Dataset excerpt ▸

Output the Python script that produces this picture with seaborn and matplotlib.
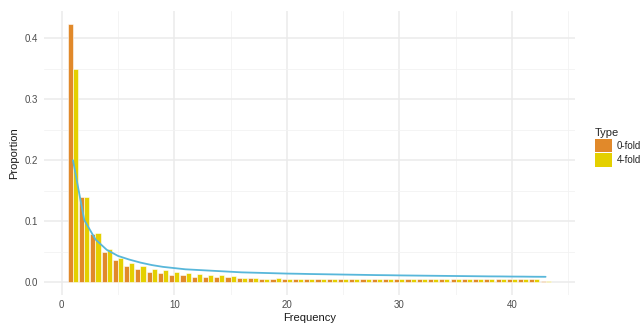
import matplotlib
matplotlib.use("Agg")
import matplotlib.pyplot as plt
import seaborn as sns
import pandas as pd
import numpy as np

# Site frequency spectrum
frequency = list(range(1, 44))

zero_fold = [0.424, 0.140, 0.079, 0.050, 0.036, 0.027, 0.022, 0.017, 0.015, 0.012,
             0.0115, 0.009, 0.009, 0.0088, 0.0077, 0.0066, 0.006, 0.0055, 0.0055, 0.005,
             0.005, 0.005, 0.005, 0.005, 0.005, 0.0045, 0.0045, 0.005, 0.0045, 0.0045,
             0.0045, 0.0045, 0.0045, 0.0045, 0.0045, 0.0045, 0.0045, 0.0045, 0.0045, 0.0045,
             0.0045, 0.0045, 0.002]

four_fold = [0.350, 0.139, 0.081, 0.054, 0.040, 0.031, 0.027, 0.022, 0.020, 0.017,
             0.015, 0.013, 0.012, 0.011, 0.0099, 0.0066, 0.006, 0.0055, 0.006, 0.0058,
             0.0058, 0.0058, 0.0058, 0.0058, 0.0058, 0.0055, 0.0058, 0.0055, 0.0055, 0.0055,
             0.0055, 0.0055, 0.0055, 0.0055, 0.0055, 0.0055, 0.0055, 0.0055, 0.0055, 0.0055,
             0.0055, 0.0055, 0.002]

# neutral expectation curve
expected = [0.200, 0.102, 0.070, 0.053, 0.043, 0.037, 0.032, 0.028, 0.025, 0.023,
            0.021, 0.020, 0.019, 0.018, 0.017, 0.016, 0.0155, 0.015, 0.0145, 0.014,
            0.0137, 0.0133, 0.013, 0.0127, 0.0124, 0.0121, 0.0118, 0.0115, 0.0113, 0.011,
            0.0108, 0.0106, 0.0104, 0.0102, 0.0100, 0.0098, 0.0096, 0.0094, 0.0093, 0.0091,
            0.0090, 0.0088, 0.0087]

type_labels = ["0-fold", "4-fold"]
type_colors = ["#E1892A", "#E4D000"]
line_color = "#58B7DA"

df = pd.DataFrame({
    "Frequency": frequency * 2,
    "Proportion": zero_fold + four_fold,
    "Type": [type_labels[0]] * len(frequency) + [type_labels[1]] * len(frequency),
})

sns.set_theme(style="white")
plt.rcParams["font.family"] = ["Liberation Sans", "DejaVu Sans"]

fig = plt.figure(figsize=(6.43, 3.23), dpi=100)
ax = fig.add_axes([0.068, 0.087, 0.826, 0.879])

sns.barplot(data=df, x="Frequency", y="Proportion", hue="Type", native_scale=True,
            width=0.9, palette=type_colors, saturation=1, edgecolor="white",
            linewidth=0.4, ax=ax, legend=True)
sns.lineplot(x=frequency, y=expected, color=line_color, lw=1.3, ax=ax)

ax.set_xlim(-1.6, 45.6)
ax.set_ylim(-0.021, 0.445)
ax.set_xticks([0, 10, 20, 30, 40])
ax.set_xticks([5, 15, 25, 35, 45], minor=True)
ax.set_yticks([0.0, 0.1, 0.2, 0.3, 0.4])
ax.set_yticks([0.05, 0.15, 0.25, 0.35], minor=True)
ax.set_yticklabels(["0.0", "0.1", "0.2", "0.3", "0.4"])
ax.grid(True, which="major", color="#EBEBEB", lw=1.1)
ax.grid(True, which="minor", color="#F2F2F2", lw=0.6)
ax.set_axisbelow(True)
for s in ax.spines.values():
    s.set_visible(False)
ax.tick_params(axis="both", which="both", length=0, labelsize=7, labelcolor="#4D4D4D", pad=4)
ax.set_xlabel("Frequency", fontsize=8, color="#1A1A1A", labelpad=2)
ax.set_ylabel("Proportion", fontsize=8, color="#1A1A1A", labelpad=4)

handles, labels = ax.get_legend_handles_labels()
for h in handles[:2]:
    h.set_edgecolor("none")
leg = ax.legend(handles[:2], labels[:2], title="Type", loc="center left",
                bbox_to_anchor=(1.03, 0.52), frameon=False, fontsize=7,
                title_fontsize=8, handlelength=1.8, handleheight=1.8,
                handletextpad=0.5, labelspacing=0.05, borderaxespad=0)
leg._legend_box.align = "left"

fig.savefig("out.png", dpi=100)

Goal of the exercise ▸ Everything from the top line of the data down to and including the line with "frequency = list(range(1, 44))" is to be copied, except the pictures.

Result for this exercise ▸
Output the Python script that produces this picture with seaborn and matplotlib.
import matplotlib
matplotlib.use("Agg")
import matplotlib.pyplot as plt
import seaborn as sns
import pandas as pd
import numpy as np

# Site frequency spectrum
frequency = list(range(1, 44))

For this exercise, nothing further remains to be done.